(Description of the task):
Omit all images, then return the remaining material exactly as it stands.

(Data section):
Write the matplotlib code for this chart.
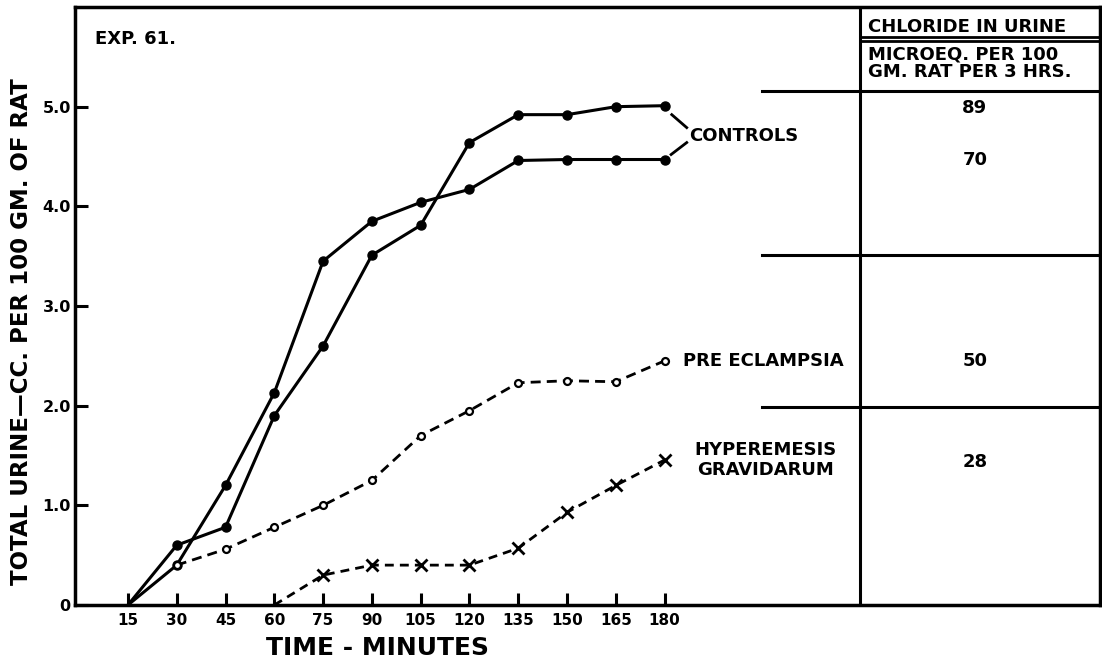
import matplotlib
matplotlib.use("Agg")
import matplotlib.pyplot as plt

plt.rcParams['font.family'] = ['DejaVu Sans']
plt.rcParams['font.weight'] = 'bold'

# time points (minutes)
minutes = [15, 30, 45, 60, 75, 90, 105, 120, 135, 150, 165, 180]

# cumulative urine, cc per 100 gm of rat
control_a = [0, 0.40, 1.20, 2.13, 3.45, 3.85, 4.04, 4.17, 4.46, 4.47, 4.47, 4.47]
control_b = [0, 0.60, 0.78, 1.90, 2.60, 3.51, 3.81, 4.64, 4.92, 4.92, 5.00, 5.01]
pre_eclampsia = [0, 0.40, 0.56, 0.78, 1.00, 1.25, 1.70, 1.95, 2.23, 2.25, 2.24, 2.45]
hyper_minutes = [60, 75, 90, 105, 120, 135, 150, 165, 180]
hyperemesis = [0, 0.30, 0.40, 0.40, 0.40, 0.57, 0.93, 1.20, 1.455]

# chloride in urine, microeq per 100 gm rat per 3 hrs
chloride = {'control_b': 89, 'control_a': 70, 'pre': 50, 'hyper': 28}

y_ticks = [0, 1, 2, 3, 4, 5]
y_labels = ['0', '1.0', '2.0', '3.0', '4.0', '5.0']

fig = plt.figure(figsize=(11.02, 6.62), dpi=100)
ax = fig.add_axes([0.068, 0.0861, 0.930, 0.9033])

solid = dict(color='black', lw=2.2, marker='o', ms=6.5, markevery=slice(1, None))
ax.plot(minutes, control_a, **solid)
ax.plot(minutes, control_b, **solid)
ax.plot(minutes[1:], pre_eclampsia[1:], color='black', lw=2.0, dashes=(3.6, 2.2),
        marker='o', ms=5, mfc='white', mec='black', mew=1.6)
ax.plot(hyper_minutes, hyperemesis, color='black', lw=2.0, dashes=(3.2, 2.2),
        marker='x', ms=9, mew=2.0, markevery=slice(1, None))

ax.set_xlim(-1.3, 313.8)
ax.set_ylim(0, 6.0)
ax.set_xticks(minutes)
ax.set_xticklabels([str(m) for m in minutes], fontsize=11, fontweight='bold')
ax.set_yticks(y_ticks)
ax.set_yticklabels(y_labels, fontsize=11.5, fontweight='bold')
ax.tick_params(direction='in', length=9, width=2.2)
ax.tick_params(axis='y', pad=3)
ax.tick_params(axis='x', pad=6)
for s in ax.spines.values():
    s.set_linewidth(2.5)

ax.set_xlabel('TIME - MINUTES', fontsize=18, fontweight='bold')
ax.xaxis.set_label_coords(0.295, -0.052)
ax.set_ylabel('TOTAL URINE\u2014CC. PER 100 GM. OF RAT', fontsize=16.5, fontweight='bold')
ax.yaxis.set_label_coords(-0.041, 0.457)

lbl = dict(fontsize=13, fontweight='bold')
ax.text(0.0195, 0.946, 'EXP. 61.', transform=ax.transAxes, va='center', **lbl)

# series labels
ax.plot([182.2, 186.8], [4.92, 4.79], color='black', lw=2)
ax.plot([182.0, 186.8], [4.52, 4.64], color='black', lw=2)
ax.text(187.5, 4.71, 'CONTROLS', va='center', **lbl)
ax.text(185.6, pre_eclampsia[-1], 'PRE ECLAMPSIA', va='center', **lbl)
ax.text(211, hyperemesis[-1], 'HYPEREMESIS\nGRAVIDARUM', va='center', ha='center',
        linespacing=1.2, **lbl)

# chloride table
ax.axvline(240, color='black', lw=2.2)
for yy in [5.16, 3.51, 1.99]:
    ax.plot([210, 313.8], [yy, yy], color='black', lw=2.2)
ax.plot([240, 313.8], [5.70, 5.70], color='black', lw=2)
ax.plot([240, 313.8], [5.66, 5.66], color='black', lw=2)
ax.text(242.5, 5.80, 'CHLORIDE IN URINE', va='center', **lbl)
ax.text(242.5, 5.52, 'MICROEQ. PER 100', va='center', **lbl)
ax.text(242.5, 5.35, 'GM. RAT PER 3 HRS.', va='center', **lbl)
ax.text(275.4, control_b[-1] - 0.02, str(chloride['control_b']), ha='center', va='center', **lbl)
ax.text(275.4, control_a[-1], str(chloride['control_a']), ha='center', va='center', **lbl)
ax.text(275.4, pre_eclampsia[-1], str(chloride['pre']), ha='center', va='center', **lbl)
ax.text(275.4, hyperemesis[-1] - 0.02, str(chloride['hyper']), ha='center', va='center', **lbl)

fig.savefig('out.png', dpi=100)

(Response below):
Write the matplotlib code for this chart.
import matplotlib
matplotlib.use("Agg")
import matplotlib.pyplot as plt

plt.rcParams['font.family'] = ['DejaVu Sans']
plt.rcParams['font.weight'] = 'bold'

# time points (minutes)
minutes = [15, 30, 45, 60, 75, 90, 105, 120, 135, 150, 165, 180]

# cumulative urine, cc per 100 gm of rat
control_a = [0, 0.40, 1.20, 2.13, 3.45, 3.85, 4.04, 4.17, 4.46, 4.47, 4.47, 4.47]
control_b = [0, 0.60, 0.78, 1.90, 2.60, 3.51, 3.81, 4.64, 4.92, 4.92, 5.00, 5.01]
pre_eclampsia = [0, 0.40, 0.56, 0.78, 1.00, 1.25, 1.70, 1.95, 2.23, 2.25, 2.24, 2.45]
hyper_minutes = [60, 75, 90, 105, 120, 135, 150, 165, 180]
hyperemesis = [0, 0.30, 0.40, 0.40, 0.40, 0.57, 0.93, 1.20, 1.455]

# chloride in urine, microeq per 100 gm rat per 3 hrs
chloride = {'control_b': 89, 'control_a': 70, 'pre': 50, 'hyper': 28}

y_ticks = [0, 1, 2, 3, 4, 5]
y_labels = ['0', '1.0', '2.0', '3.0', '4.0', '5.0']

fig = plt.figure(figsize=(11.02, 6.62), dpi=100)
ax = fig.add_axes([0.068, 0.0861, 0.930, 0.9033])

solid = dict(color='black', lw=2.2, marker='o', ms=6.5, markevery=slice(1, None))
ax.plot(minutes, control_a, **solid)
ax.plot(minutes, control_b, **solid)
ax.plot(minutes[1:], pre_eclampsia[1:], color='black', lw=2.0, dashes=(3.6, 2.2),
        marker='o', ms=5, mfc='white', mec='black', mew=1.6)
ax.plot(hyper_minutes, hyperemesis, color='black', lw=2.0, dashes=(3.2, 2.2),
        marker='x', ms=9, mew=2.0, markevery=slice(1, None))

ax.set_xlim(-1.3, 313.8)
ax.set_ylim(0, 6.0)
ax.set_xticks(minutes)
ax.set_xticklabels([str(m) for m in minutes], fontsize=11, fontweight='bold')
ax.set_yticks(y_ticks)
ax.set_yticklabels(y_labels, fontsize=11.5, fontweight='bold')
ax.tick_params(direction='in', length=9, width=2.2)
ax.tick_params(axis='y', pad=3)
ax.tick_params(axis='x', pad=6)
for s in ax.spines.values():
    s.set_linewidth(2.5)

ax.set_xlabel('TIME - MINUTES', fontsize=18, fontweight='bold')
ax.xaxis.set_label_coords(0.295, -0.052)
ax.set_ylabel('TOTAL URINE\u2014CC. PER 100 GM. OF RAT', fontsize=16.5, fontweight='bold')
ax.yaxis.set_label_coords(-0.041, 0.457)

lbl = dict(fontsize=13, fontweight='bold')
ax.text(0.0195, 0.946, 'EXP. 61.', transform=ax.transAxes, va='center', **lbl)

# series labels
ax.plot([182.2, 186.8], [4.92, 4.79], color='black', lw=2)
ax.plot([182.0, 186.8], [4.52, 4.64], color='black', lw=2)
ax.text(187.5, 4.71, 'CONTROLS', va='center', **lbl)
ax.text(185.6, pre_eclampsia[-1], 'PRE ECLAMPSIA', va='center', **lbl)
ax.text(211, hyperemesis[-1], 'HYPEREMESIS\nGRAVIDARUM', va='center', ha='center',
        linespacing=1.2, **lbl)

# chloride table
ax.axvline(240, color='black', lw=2.2)
for yy in [5.16, 3.51, 1.99]:
    ax.plot([210, 313.8], [yy, yy], color='black', lw=2.2)
ax.plot([240, 313.8], [5.70, 5.70], color='black', lw=2)
ax.plot([240, 313.8], [5.66, 5.66], color='black', lw=2)
ax.text(242.5, 5.80, 'CHLORIDE IN URINE', va='center', **lbl)
ax.text(242.5, 5.52, 'MICROEQ. PER 100', va='center', **lbl)
ax.text(242.5, 5.35, 'GM. RAT PER 3 HRS.', va='center', **lbl)
ax.text(275.4, control_b[-1] - 0.02, str(chloride['control_b']), ha='center', va='center', **lbl)
ax.text(275.4, control_a[-1], str(chloride['control_a']), ha='center', va='center', **lbl)
ax.text(275.4, pre_eclampsia[-1], str(chloride['pre']), ha='center', va='center', **lbl)
ax.text(275.4, hyperemesis[-1] - 0.02, str(chloride['hyper']), ha='center', va='center', **lbl)

fig.savefig('out.png', dpi=100)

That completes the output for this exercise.